The constant e is an irrational and transcendental number approximately equal to 2.71828182845904523536. It is the base of the natural logarithm and appears naturally in compound interest, population growth, radioactive decay, and many areas of mathematics.
ln(x) uses base e (≈ 2.71828), while log(x) typically refers to log base 10 (common logarithm) in everyday usage. You can convert between them using the relationship: ln(x) = log₁₀(x) / log₁₀(e) ≈ log₁₀(x) × 2.302585.
Natural logarithms appear in exponential growth and decay (radioactive decay, population models), compound interest calculations, entropy in thermodynamics, information theory, algorithm complexity analysis, and signal processing.
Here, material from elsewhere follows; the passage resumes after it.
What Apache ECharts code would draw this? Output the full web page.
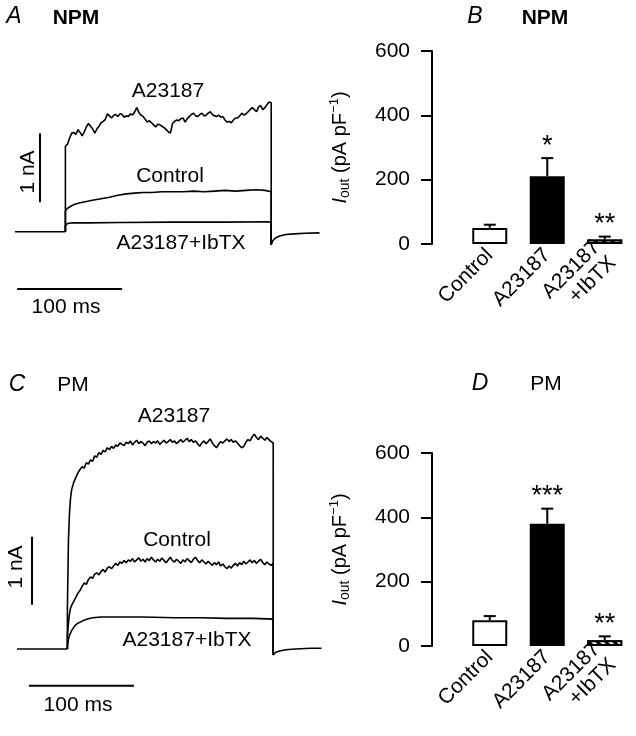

Whenever a process involves the constant e, ln is the natural tool to analyse it.
ln(2) ≈ 0.6931 is particularly important because it represents the time needed to double a quantity growing at a continuous 100% rate. In finance, the rule of 70 (or 72) for doubling time is derived from ln(2). In physics, it relates to the half-life of radioactive substances.
If ln(x) = y, then e raised to the power y should equal x: eʸ = x. This calculator shows this verification automatically. For example, ln(10) ≈ 2.302585, and e^2.302585 ≈ 10, confirming the result.